First Part Solution The problem can be treated as an noisy channel problem. The 7 questions map the chosen number to a 7 bit binary vector, with each bit corresponding to a "yes" or "no" answer. You then choose any bit and invert it (or don't) to represent the lie. The goal is to choose a mapping such that any two vectors can be distinguished for any noise.

This means you need every pair of vectors to have a Hamming distance of at least 3, which means that they differ in at least 3 places. If they vary in 2 places and one of those bits is flipped, there’s no way to tell which vector you started from. At distance 3 there’s always only a single possibility. The choice of questions is a solved problem: convert the number to binary and use Hamming (7, 4) code. There are many valid choices of questions though. For the general case, you can distinguish between n numbers if it’s possible to choose n binary vectors of length q such that every pair has a distance of at least 2t+1.

The reason asking about lies might be helpful is that instead of just mapping the number to a vector then adding the noise, you can make the mapping partly dependent on the noise, which may allow you to have some vectors at a distance less than 3. For example, you could have do vectors with a distance 2, but only when the lie occurred in an earlier question. Maybe. I’m really not sure what to make of it at this point.

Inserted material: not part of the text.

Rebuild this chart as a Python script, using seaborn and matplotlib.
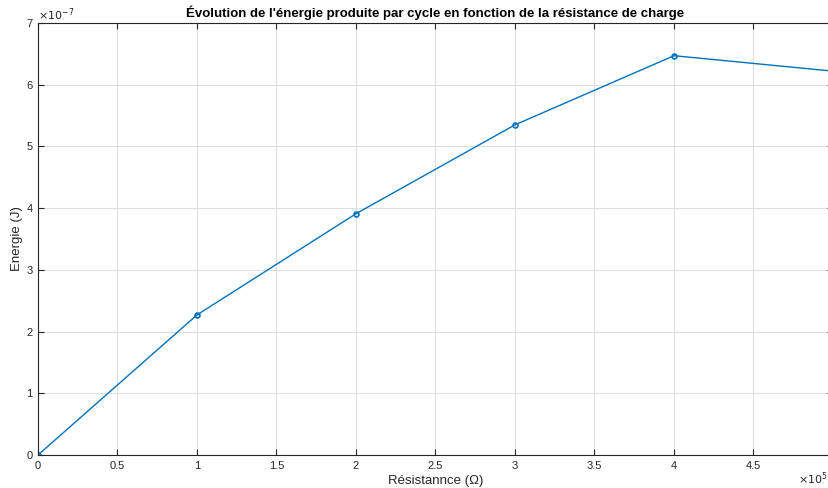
import matplotlib.pyplot as plt
import seaborn as sns
import pandas as pd
from matplotlib.ticker import FuncFormatter

# values
resistance = [0, 1e5, 2e5, 3e5, 4e5, 5e5]
energie = [0, 2.27e-7, 3.91e-7, 5.35e-7, 6.47e-7, 6.22e-7]

df = pd.DataFrame({"R": resistance, "E": energie})

sns.set_theme(style="whitegrid")
plt.rcParams["font.family"] = ["Liberation Sans", "DejaVu Sans"]

fig = plt.figure(figsize=(8.29, 4.88), dpi=100)
ax = fig.add_axes([38 / 829, 33 / 488, 795 / 829, 432 / 488])

sns.lineplot(
    data=df, x="R", y="E", ax=ax,
    color="#0072BD", linewidth=1.0,
    marker="o", markersize=3.5,
    markerfacecolor="none", markeredgecolor="#0072BD", markeredgewidth=1.2,
)

ax.set_xlim(0, 5e5)
ax.set_ylim(0, 7e-7)
ax.set_xticks([i * 0.5e5 for i in range(10)])
ax.set_yticks([i * 1e-7 for i in range(8)])
ax.xaxis.set_major_formatter(FuncFormatter(lambda v, p: f"{v / 1e5:g}"))
ax.yaxis.set_major_formatter(FuncFormatter(lambda v, p: f"{v / 1e-7:g}"))

# MATLAB style exponent labels
ax.text(0.0, 1.0, r"$\times10^{-7}$", transform=ax.transAxes, fontsize=8,
        color="#262626", ha="left", va="bottom")
fig.text(0.999, 0.003, r"$\times10^{5}$", fontsize=8, color="#262626",
         ha="right", va="bottom")

ax.set_facecolor("white")
ax.grid(True, color="#dfdfdf", linewidth=0.8)
for s in ax.spines.values():
    s.set_color("#262626")
    s.set_linewidth(0.8)

ax.tick_params(direction="in", length=4, width=0.8, colors="#262626",
               labelsize=8, top=True, right=True, bottom=True, left=True, pad=4)

ax.set_xlabel("Résistannce (Ω)", fontsize=9.5, color="#262626", labelpad=3)
ax.set_ylabel("Energie (J)", fontsize=9.5, color="#262626", labelpad=2)
ax.set_title("Évolution de l'énergie produite par cycle en fonction de la résistance de charge",
             fontsize=9.5, fontweight="bold", color="black", pad=4)

fig.savefig("out.png", dpi=100)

EDIT: I thought about it some more, and I don’t think it can help, at least not in the case of a single lie. Right now the choice of the number and when to lie uniquely leads to a vectors of answers. The only way to solve for a larger pool of starting numbers is if for certain numbers, certain choices of when to lie led to the same answers for every question, which makes room for new number/lie combinations. But I’m pretty sure this is impossible.

I’ll probably rewrite that wall of text when I’m less tired.

First problem was kinda a bust, so here’s a better one: Prove that (a^5)b - a(b^5) is always a multiple of 10 when a and b are integers.